In a shocking turn of events, Virgin Orbit, the satellite launch company founded by British billionaire Sir Richard Branson, has filed for Chapter 11 bankruptcy in the United States. The company, which had halted operations weeks ago, failed to secure new investments, leading to this dire outcome.
The California-based company, which launches rockets from modified Boeing 747 planes to send satellites into space, halted operations several weeks ago and announced last week that it would cut 85% of its workforce, leaving only a skeleton crew to manage the fallout of this catastrophic collapse.
This news comes as a significant blow to Sir Richard’s ambitious plans for his space ventures, as Virgin Orbit was a spin-off from his space tourism company Virgin Galactic.
Despite “great efforts” to address their finances and secure more funding, Virgin Orbit’s boss, Dan Hart, acknowledged that they must do what’s best for the business. The company will now concentrate on finding a buyer for the business to provide some clarity on the future of the company to its customers, vendors, and employees.
Earlier this year, Virgin Orbit suffered another setback when its rocket failed to complete its first-ever satellite launch from UK soil. An attempt to send a satellite into orbit failed because of a dislodged rocket fuel filter, causing one of the engines to overheat.
This latest development is sure to send shockwaves through the industry and raise concerns about the future of space exploration. The space race continues, and it remains to be seen who will emerge victorious.
This announcement follows the Company’s previous statement about reducing its workforce due to an inability to raise sufficient out-of-court capital to continue operating its business at the current run-rate.
“The team at Virgin Orbit has developed and brought into operation a new and innovative method of launching satellites into orbit, introducing new technology and managing great challenges and great risks along the way as we proved the system and performed several successful space flights – including successfully launching 33 satellites into their precise orbit. While we have taken great efforts to address our financial position and secure additional financing, we ultimately must do what is best for the business. We believe that the cutting-edge launch technology that this team has created will have wide appeal to buyers as we continue in the process to sell the Company. At this stage, we believe that the Chapter 11 process represents the best path forward to identify and finalize an efficient and value-maximizing sale,” said Dan Hart, CEO of Virgin Orbit.
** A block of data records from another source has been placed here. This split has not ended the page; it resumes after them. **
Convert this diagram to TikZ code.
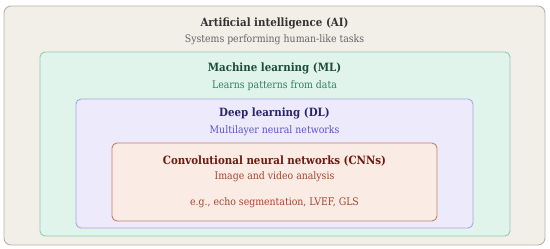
\documentclass[tikz,border=0pt]{standalone}
\usepackage{fontspec}
\setmainfont{DejaVu Serif Condensed}
\definecolor{aifill}{HTML}{F2EFE9}
\definecolor{aidraw}{HTML}{B5B2AB}
\definecolor{aitext}{HTML}{333333}
\definecolor{aisub}{HTML}{666666}
\definecolor{mlfill}{HTML}{E0F4EC}
\definecolor{mldraw}{HTML}{8FCBB3}
\definecolor{mltext}{HTML}{1B4D3A}
\definecolor{mlsub}{HTML}{2E8060}
\definecolor{dlfill}{HTML}{EDEBFB}
\definecolor{dldraw}{HTML}{A8A6E6}
\definecolor{dltext}{HTML}{2A2370}
\definecolor{dlsub}{HTML}{5A52C8}
\definecolor{cnnfill}{HTML}{FAEBE5}
\definecolor{cnndraw}{HTML}{C47E6C}
\definecolor{cnntext}{HTML}{6E1A0E}
\definecolor{cnnsub}{HTML}{A8442E}
\tikzset{
  layer/.style={draw, line width=0.9pt, rounded corners=5pt, inner sep=0pt},
  title/.style={font=\fontsize{11.4}{13}\selectfont\bfseries, inner sep=0pt},
  subtitle/.style={font=\fontsize{10.4}{12}\selectfont, inner sep=0pt},
}

\begin{document}
\begin{tikzpicture}[x=1pt, y=-1pt]
    \useasboundingbox (0,0) rectangle (550,249);
    \node[layer, fill=aifill, draw=aidraw, rounded corners=7pt, minimum width=541pt, minimum height=239pt] (ai) at (274.5, 125.5) {};
    \node[layer, fill=mlfill, draw=mldraw, minimum width=470pt, minimum height=184pt] (ml) at (275, 144) {};
    \node[layer, fill=dlfill, draw=dldraw, minimum width=397pt, minimum height=129pt] (dl) at (274.5, 163.5) {};
    \node[layer, fill=cnnfill, draw=cnndraw, minimum width=325pt, minimum height=78pt] (cnn) at (274.5, 182) {};
    \node[title, aitext] (aititle) at (274.5, 23) {Artificial intelligence (AI)};
    \node[subtitle, aisub] (aisubtitle) at (274.5, 40) {Systems performing human-like tasks};
    \node[title, mltext] (mltitle) at (274.5, 68) {Machine learning (ML)};
    \node[subtitle, mlsub] (mlsubtitle) at (274.5, 86) {Learns patterns from data};
    \node[title, dltext] (dltitle) at (274.5, 113) {Deep learning (DL)};
    \node[subtitle, dlsub] (dlsubtitle) at (274.5, 131) {Multilayer neural networks};
    \node[title, cnntext] (cnntitle) at (274.5, 161) {Convolutional neural networks (CNNs)};
    \node[subtitle, cnnsub] (cnnsubtitle) at (274.5, 177) {Image and video analysis};
    \node[subtitle, cnnsub] (cnnexample) at (274.5, 203) {e.g., echo segmentation, LVEF, GLS};
  \end{tikzpicture}
\end{document}
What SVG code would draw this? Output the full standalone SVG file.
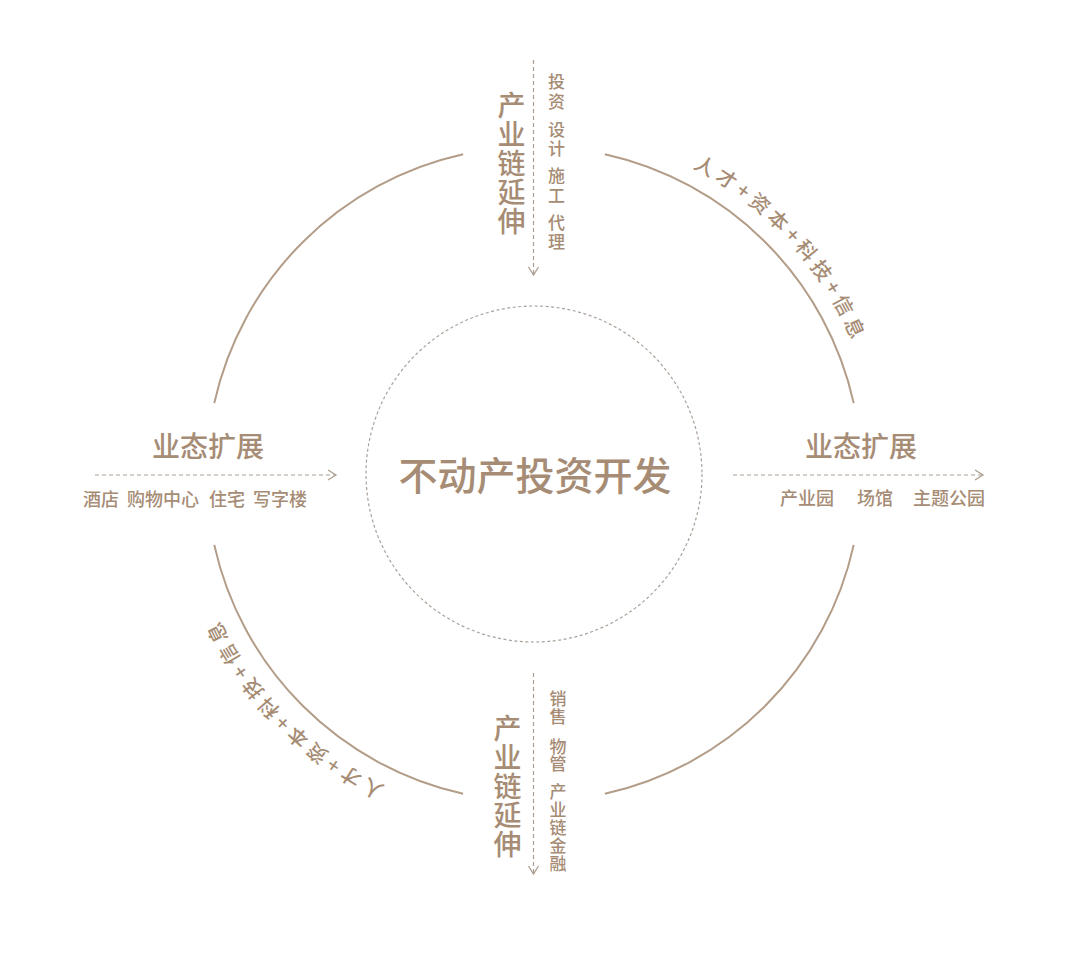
<svg xmlns="http://www.w3.org/2000/svg" width="1080" height="956" viewBox="0 0 1080 956">
<style>
  text { font-family: "Noto Sans CJK SC", "Noto Sans", sans-serif; fill: #a68c75; }
  .title { font-size: 28px; font-weight: 500; text-anchor: middle; }
  .sub { font-size: 18px; font-weight: 500; }
  .vbig { font-size: 28px; font-weight: 500; text-anchor: middle; }
  .vsmall { font-size: 17px; font-weight: 500; text-anchor: middle; }
  .arc { fill: none; stroke: #b39d88; stroke-width: 2; }
  .dash { fill: none; stroke: #ab9d90; stroke-width: 1.2; stroke-dasharray: 4 3; }
  .arctext { font-size: 20px; font-weight: 500; letter-spacing: 4.5px; }
</style>
<defs>
  <marker id="chev" markerUnits="userSpaceOnUse" markerWidth="14" markerHeight="14" viewBox="-10 -7 12 14" refX="0" refY="0" orient="auto">
    <path d="M-8,-5 L0,0 L-8,5" fill="none" stroke="#ab9d90" stroke-width="1.3"/>
  </marker>
  <path id="tpTR" d="M692.77,167.70 A345,345 0 0,1 873.76,414.09"/>
  <path id="tpBL" d="M385.30,786.65 A347,347 0 0,1 192.27,534.26"/>
</defs>
<rect width="1080" height="956" fill="#ffffff"/>

<g id="outer-ring">
  <path class="arc" d="M604.88,154.26 A327.5,327.5 0 0,1 853.74,403.12"/>
  <path class="arc" d="M853.74,544.88 A327.5,327.5 0 0,1 604.88,793.74"/>
  <path class="arc" d="M463.12,793.74 A327.5,327.5 0 0,1 214.26,544.88"/>
  <path class="arc" d="M214.26,403.12 A327.5,327.5 0 0,1 463.12,154.26"/>
</g>

<g id="core">
  <circle cx="534" cy="474" r="168" fill="none" stroke="#aaa19a" stroke-width="1.2" stroke-dasharray="3 2.5"/>
  <text x="535" y="490" font-size="39" font-weight="500" text-anchor="middle">不动产投资开发</text>
</g>

<g id="connectors">
  <line class="dash" x1="533.5" y1="60" x2="533.5" y2="275" marker-end="url(#chev)"/>
  <line class="dash" x1="533.5" y1="673" x2="533.5" y2="874" marker-end="url(#chev)"/>
  <line class="dash" x1="95" y1="475" x2="336" y2="475" marker-end="url(#chev)"/>
  <line class="dash" x1="733" y1="475" x2="983" y2="475" marker-end="url(#chev)"/>
</g>

<g id="top-chain">
  <text class="vbig"><tspan x="511.5" y="116">产</tspan><tspan x="511.5" y="145">业</tspan><tspan x="511.5" y="174">链</tspan><tspan x="511.5" y="203">延</tspan><tspan x="511.5" y="232">伸</tspan></text>
  <text class="vsmall"><tspan x="556.5" y="88">投</tspan><tspan x="556.5" y="107.5">资</tspan><tspan x="556.5" y="135.5">设</tspan><tspan x="556.5" y="155">计</tspan><tspan x="556.5" y="182">施</tspan><tspan x="556.5" y="201.5">工</tspan><tspan x="556.5" y="228.5">代</tspan><tspan x="556.5" y="248">理</tspan></text>
</g>

<g id="bottom-chain">
  <text class="vbig"><tspan x="507.5" y="739">产</tspan><tspan x="507.5" y="768">业</tspan><tspan x="507.5" y="797">链</tspan><tspan x="507.5" y="826">延</tspan><tspan x="507.5" y="855">伸</tspan></text>
  <text class="vsmall"><tspan x="558" y="705">销</tspan><tspan x="558" y="723">售</tspan><tspan x="558" y="753">物</tspan><tspan x="558" y="770">管</tspan><tspan x="558" y="798">产</tspan><tspan x="558" y="816">业</tspan><tspan x="558" y="834">链</tspan><tspan x="558" y="852">金</tspan><tspan x="558" y="870">融</tspan></text>
</g>

<g id="left-expansion">
  <text class="title" x="208" y="456.5">业态扩展</text>
  <text class="sub" y="506"><tspan x="83">酒店</tspan><tspan x="127">购物中心</tspan><tspan x="209">住宅</tspan><tspan x="253">写字楼</tspan></text>
</g>

<g id="right-expansion">
  <text class="title" x="861" y="456.5">业态扩展</text>
  <text class="sub" y="505"><tspan x="780">产业园</tspan><tspan x="857">场馆</tspan><tspan x="913">主题公园</tspan></text>
</g>

<g id="arc-label-tr">
  <text class="arctext"><textPath href="#tpTR">人才+资本+科技+信息</textPath></text>
</g>
<g id="arc-label-bl">
  <text class="arctext"><textPath href="#tpBL">人才+资本+科技+信息</textPath></text>
</g>
</svg>
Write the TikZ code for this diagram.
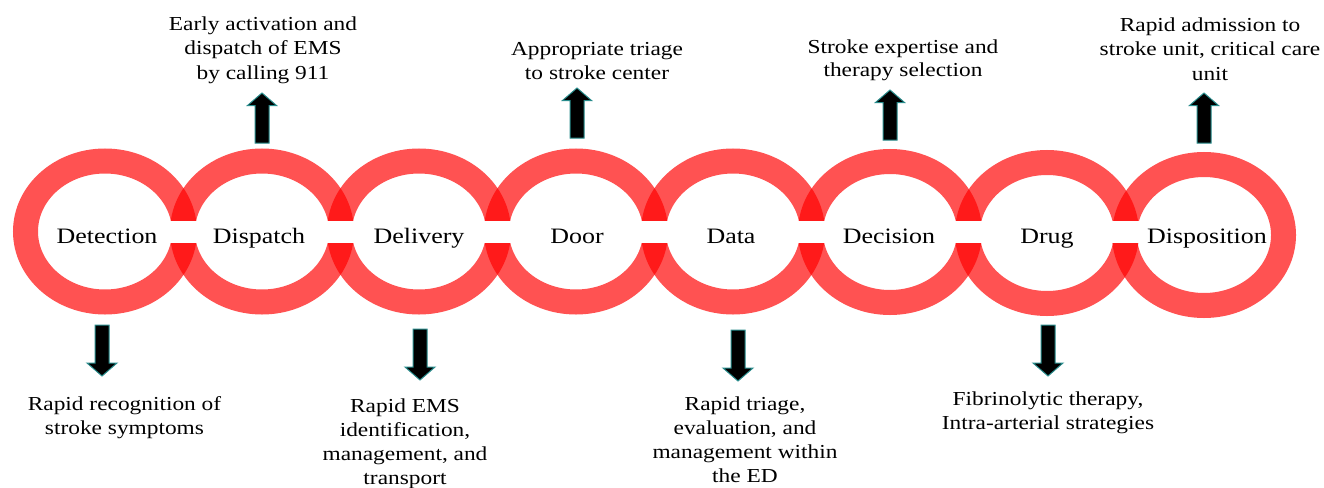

“I’m incredibly grateful and proud of every one of our teammates, both for the pioneering spirit of innovation they’ve embodied and for their patience and professionalism as we’ve managed through this difficult time. Today my thoughts and concerns are with the many talented teammates and friends now finding their way forward who have been committed to the mission and promise of all that Virgin Orbit represents. I am confident of what we have built and hopeful to achieve a transaction that positions our Company and our technology for future opportunities and missions.”
This move comes after the company halted operations in an attempt to conserve cash. The company had debts of £123m ($153.5m) as of September last year and had been searching for new funding following a failed rocket launch from Spaceport Cornwall earlier this year.
Virgin Investments, part of the Virgin Group, is providing $31.6m in new funding to aid the process of finding a buyer. Despite the setback, former president of Virgin Galactic Will Whitehorn believes that the business deserves a second chance due to the high demand in the industry.
“What you have got to remember is they have got nearly 50 satellites into space already, so I think there’s a chance they’ll be back,” he said.
Melissa Quinn, head of Spaceport Cornwall, said the news about Virgin Orbit was “very sad” but said the site would “remain focused on furthering the international space industry”.
She said it was the only licensed spaceport in the UK, had multiple users and was working with other launch operators, such as US company Sierra Space.
A UK Space Agency spokesman says the government remains committed to a “dynamic UK spaceflight sector”. Several other companies are hoping to conduct UK missions by 2024.